Thursday, March 28

The Royal Law

If you really keep the royal law found in Scripture, “Love your neighbour as yourself,” you are doing right. James 2:8 NIV

The ROYAL law – to love others, whoever they might be, from whatever background, broken, whole, … this is dignity, this is carrying ourselves with honour, because we give honour.  There is no more supreme act of faith.

When we love someone as ourselves we are showing ‘royal’ behaviour. It’s supreme, it trumps all other behaviours, it is how disciples show the world that we are followers of Jesus, by our love for one another. It is how our communities discover a love that is beyond normal.

I like to put it like this, we are here to be the hope on every street.

How can I be hope to my street?  By being the pastor to my street – given the royal law, one could argue easily that this is our highest call, our most important task. So when you see your street as your church, when you see yourself as the pastor of those living on your street, you behave differently.

Of course this is not limited to our street. Jesus, of course, explains in the parable of the ‘good Samaritan’ that a ‘neighbour’ is actually anyone you see who is in need.  Why is this critical?  Because people come to Christ in a storm usually.  The ground has been broken for a seed of love and of the gospel.

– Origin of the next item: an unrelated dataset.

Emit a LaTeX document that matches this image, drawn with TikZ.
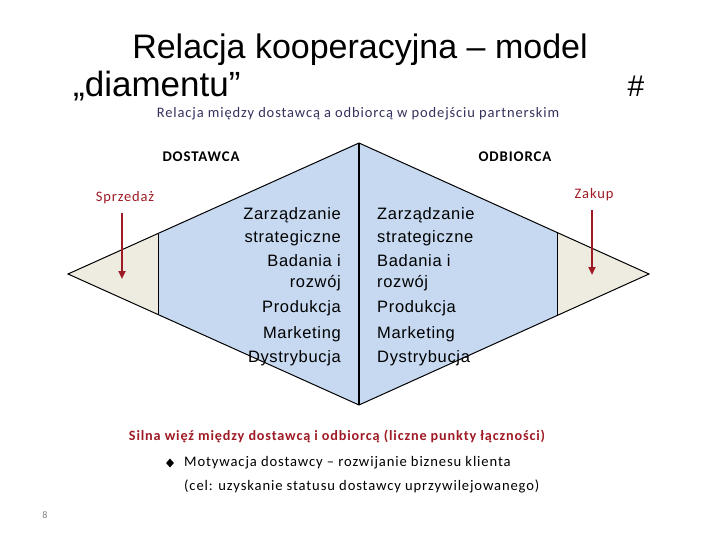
\documentclass[tikz,border=0pt]{standalone}
\usepackage{fontspec}
\setmainfont{Liberation Sans}
\newfontfamily\calibri[LetterSpace=6]{Carlito}
\newfontfamily\arialsp[LetterSpace=4]{Liberation Sans}
\usetikzlibrary{arrows.meta,shapes.geometric}
\definecolor{diamblue}{HTML}{C6D9F1}
\definecolor{diambeige}{HTML}{EEECE1}
\definecolor{arrred}{HTML}{9E1A24}
\definecolor{subnavy}{HTML}{34325C}
\tikzset{
  listtxt/.style={font=\arialsp\fontsize{16.5}{18}\selectfont,inner sep=0pt},
  headtxt/.style={font=\calibri\bfseries\fontsize{14.8}{16}\selectfont,inner sep=0pt},
  redtxt/.style={font=\calibri\fontsize{14.5}{16}\selectfont,text=arrred,inner sep=0pt},
  bottxt/.style={font=\calibri\fontsize{14.6}{17}\selectfont,inner sep=0pt}
}
\begin{document}
\begin{tikzpicture}[x=1pt,y=-1pt,>={Triangle[length=8pt,width=7pt]}]
                \useasboundingbox (0,0) rectangle (720,540);
                % diamond
                \fill[diambeige](68,274)--(158,233.5)--(158,314.5)--cycle;
                \fill[diambeige](649,274)--(557,232.6)--(557,315.4)--cycle;
                \fill[diamblue](158,233.5)--(359,143)--(557,232.6)--(557,315.4)--(359,405)--(158,314.5)--cycle;
                \draw[line width=1pt](68,274)--(359,143)--(649,274)--(359,405)--cycle;
                \draw[line width=0.8pt](158,233.5)--(158,314.5);
                \draw[line width=0.8pt](557,232.6)--(557,315.4);
                \draw[line width=1.4pt](359,143)--(359,405);
                % titles
                \node[font=\fontsize{34}{36}\selectfont,anchor=base,inner sep=0pt] (title1) at (360,59){Relacja kooperacyjna – model};
                \node[font=\fontsize{35}{36}\selectfont,anchor=base west,inner sep=0pt] (title2) at (73,97){„diamentu”};
                \node[font=\fontsize{30}{36}\selectfont,anchor=base,inner sep=0pt] (hash) at (636,97){\#};
                \node[font=\calibri\fontsize{14.5}{16}\selectfont,text=subnavy,anchor=base,inner sep=0pt] (subtitle) at (358,118){Relacja między dostawcą a odbiorcą w podejściu partnerskim};
                \node[headtxt] (dostawca) at (201,157){DOSTAWCA};
                \node[headtxt] (odbiorca) at (515,157){ODBIORCA};
                \node[redtxt] (sprzedaz) at (125,198){Sprzedaż};
                \node[redtxt] (zakup) at (594,195){Zakup};
                \coordinate (sprzedazend) at (122,279);
                \coordinate (zakupend) at (592,275);
                \draw[->,arrred,line width=2.4pt](sprzedaz.south -| sprzedazend)++(0,9)--(sprzedazend);
                \draw[->,arrred,line width=2.4pt](zakup.south -| zakupend)++(0,9)--(zakupend);
                % left list
                \node[listtxt,anchor=base east] (lzarz) at (341,220){Zarządzanie};
                \node[listtxt,anchor=base east] (lstrat) at (341,242){strategiczne};
                \node[listtxt,anchor=base east] (lbad) at (341,266){Badania i};
                \node[listtxt,anchor=base east] (lrozw) at (341,287){rozwój};
                \node[listtxt,anchor=base east] (lprod) at (341,312){Produkcja};
                \node[listtxt,anchor=base east] (lmark) at (341,338){Marketing};
                \node[listtxt,anchor=base east] (ldyst) at (341,362){Dystrybucja};
                % right list
                \node[listtxt,anchor=base west] (rzarz) at (377,220){Zarządzanie};
                \node[listtxt,anchor=base west] (rstrat) at (377,242){strategiczne};
                \node[listtxt,anchor=base west] (rbad) at (377,266){Badania i};
                \node[listtxt,anchor=base west] (rrozw) at (377,287){rozwój};
                \node[listtxt,anchor=base west] (rprod) at (377,312){Produkcja};
                \node[listtxt,anchor=base west] (rmark) at (377,338){Marketing};
                \node[listtxt,anchor=base west] (rdyst) at (377,362){Dystrybucja};
                % bottom text
                \node[redtxt,font=\calibri\bfseries\fontsize{14.2}{17}\selectfont] (silna) at (337,436){Silna więź między dostawcą i odbiorcą (liczne punkty łączności)};
                \node[diamond,fill=black,inner sep=0pt,minimum width=8pt,minimum height=9pt] (bullet) at (170,463){};
                \node[bottxt,anchor=west] (motyw) at (184,463){Motywacja dostawcy – rozwijanie biznesu klienta};
                \node[bottxt,anchor=west] (cel) at (184,486){(cel: uzyskanie statusu dostawcy uprzywilejowanego)};
                \node[font=\calibri\fontsize{10}{12}\selectfont,text=gray,inner sep=0pt] (page) at (45,515){8};
            \end{tikzpicture}
\end{document}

Love and kindness open up the way for a miracle of heaven in someone’s life.

Hence in our Church our goal is to have a Group in every neighbourhood in the cities we have a location. A small group is one of the most royal of communities we can be developing – it brings ‘hope on every street’ into an even more tangible force.  A community of hope in the community. A community of believing prayer, of active love, of biblical and audacious faith.

The presence of a community of hope meeting together is a powerful beacon of life to our friends, colleagues and neighbours.

It also forms the basis out of which discipleship happens – so if to love is our royal call, then our royal mandate is to make disciples (Matthew 28:19).

Ultimately royalty are not there to be served but to serve, they serve the kingdom that they have the privilege of working for.  Their behaviour matters, in order to live the values important to that kingdom.  If these values live, the kingdom comes alive, and the royal call and mandate are given life.

In our Church these are our 5 core values (and what they feel like):

  • Faith

Confident, bold, secure, stretch, bright, encouraging, honouring

  • Hospitality

Generous, serving, warm, embracing, inclusive, ’it feels like home’, ‘how can I help you?’

  • Presence of God

Palpable, force of prayer, hungry, Godly, worshipful, powerful, expectant

  • Discipleship

People invested, next step, progressive, believing, risk taking, challenging, personal, releasing

  • Freedom

Not religious, fun, laughter, expressive, creative, secure

When we live a set of kingdom values, then the kingdom comes alive, a living, active, dynamic Kingdom is the context for our Royal activity, of loving and discipling.

Back to the Royal law then.

No doubt you spent 20 minutes this morning caring for yourself. You had a shower, you brushed your teeth and your hair and you dressed yourself. What if we were to give someone else 20 minutes of our devoted attention every day. I don’t mean coaching someone at work, if that’s your job, or helping out a colleague in their job. I mean, “how are you doing?”, “anything I can help you with, neighbour?”, “here is a meal I cooked”, “I have put your bins out already” … going out of our way, showing love through kindness type of royal behaviour, doing that which you would find a treat yourself.

That’s the Royal Law. Simple. Yet profound in impact.